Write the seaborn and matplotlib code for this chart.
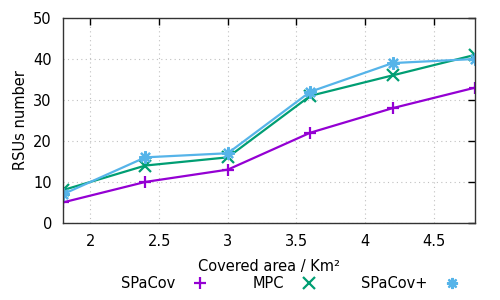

━━━━━━━━━━━━━━━━━━━━━━━━━━━━━━

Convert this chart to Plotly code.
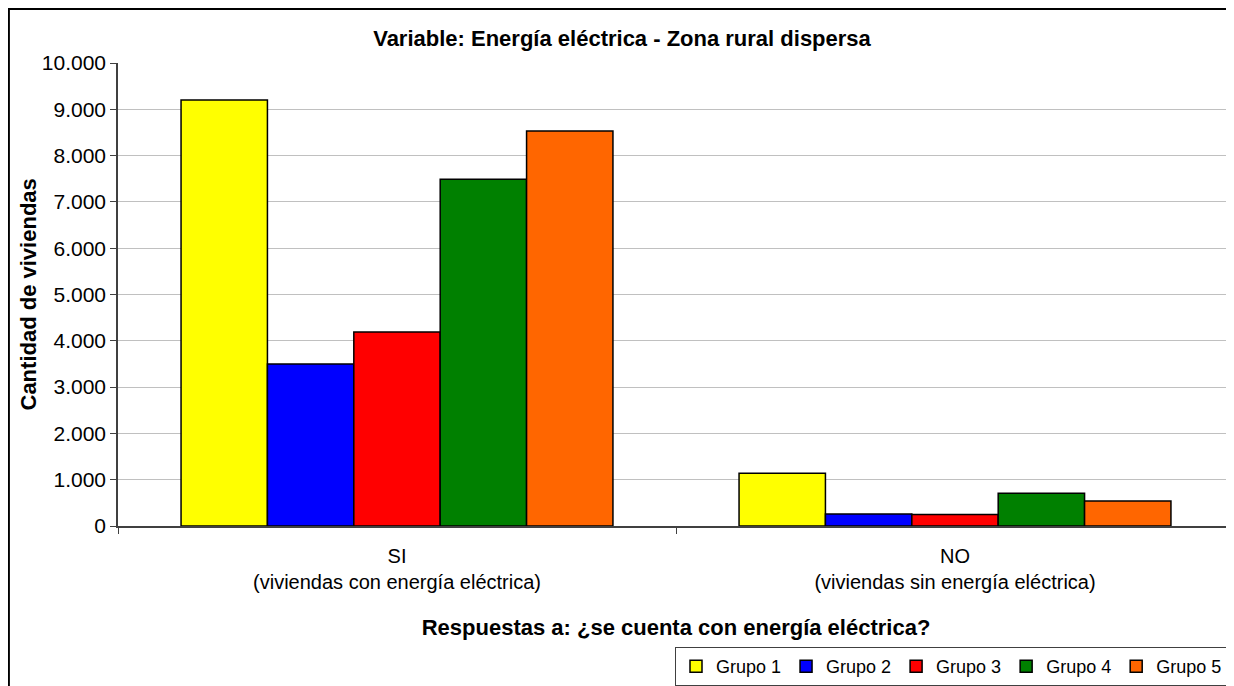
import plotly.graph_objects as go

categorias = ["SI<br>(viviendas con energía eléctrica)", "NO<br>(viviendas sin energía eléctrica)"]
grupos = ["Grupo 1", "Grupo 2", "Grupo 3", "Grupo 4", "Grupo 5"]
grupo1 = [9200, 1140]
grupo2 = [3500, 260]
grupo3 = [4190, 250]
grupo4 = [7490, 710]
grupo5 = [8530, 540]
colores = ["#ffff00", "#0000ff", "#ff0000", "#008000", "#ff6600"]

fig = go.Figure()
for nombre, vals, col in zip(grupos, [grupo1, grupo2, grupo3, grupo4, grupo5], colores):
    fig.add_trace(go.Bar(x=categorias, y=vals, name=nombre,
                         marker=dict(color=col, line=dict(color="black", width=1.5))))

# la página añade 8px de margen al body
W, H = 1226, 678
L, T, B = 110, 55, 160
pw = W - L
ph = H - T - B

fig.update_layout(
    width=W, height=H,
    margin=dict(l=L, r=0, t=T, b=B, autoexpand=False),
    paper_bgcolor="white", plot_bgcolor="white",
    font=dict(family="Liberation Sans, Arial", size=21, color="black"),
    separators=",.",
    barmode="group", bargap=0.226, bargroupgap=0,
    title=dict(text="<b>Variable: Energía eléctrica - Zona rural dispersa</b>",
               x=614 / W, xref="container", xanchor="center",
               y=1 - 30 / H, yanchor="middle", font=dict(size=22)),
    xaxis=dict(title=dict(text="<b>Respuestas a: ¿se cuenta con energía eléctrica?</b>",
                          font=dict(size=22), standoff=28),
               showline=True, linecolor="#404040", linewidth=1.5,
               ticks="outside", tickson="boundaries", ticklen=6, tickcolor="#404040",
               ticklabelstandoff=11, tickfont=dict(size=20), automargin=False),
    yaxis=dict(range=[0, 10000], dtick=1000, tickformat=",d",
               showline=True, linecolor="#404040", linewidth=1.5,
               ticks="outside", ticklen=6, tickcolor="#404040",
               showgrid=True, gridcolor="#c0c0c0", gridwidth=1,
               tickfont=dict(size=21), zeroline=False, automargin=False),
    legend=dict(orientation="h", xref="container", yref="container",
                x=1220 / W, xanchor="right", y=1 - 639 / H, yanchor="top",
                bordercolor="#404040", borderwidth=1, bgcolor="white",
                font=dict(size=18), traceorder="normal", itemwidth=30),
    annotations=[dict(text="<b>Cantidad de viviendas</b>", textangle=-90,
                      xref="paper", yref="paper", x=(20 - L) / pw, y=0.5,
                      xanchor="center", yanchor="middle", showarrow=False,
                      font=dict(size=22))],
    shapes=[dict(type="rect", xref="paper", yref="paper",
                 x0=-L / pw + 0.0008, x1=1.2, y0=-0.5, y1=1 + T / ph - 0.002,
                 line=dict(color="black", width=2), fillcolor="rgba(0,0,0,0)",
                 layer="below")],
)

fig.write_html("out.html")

━━━━━━━━━━━━━━━━━━━━━━━━━━━━━━

Above are some records. Reproduce the lines from the one with "Convert this chart to Plotly code." down to the one with "import plotly.graph_objects as go", keeping both, and leave every picture out.

Convert this chart to Plotly code.
import plotly.graph_objects as go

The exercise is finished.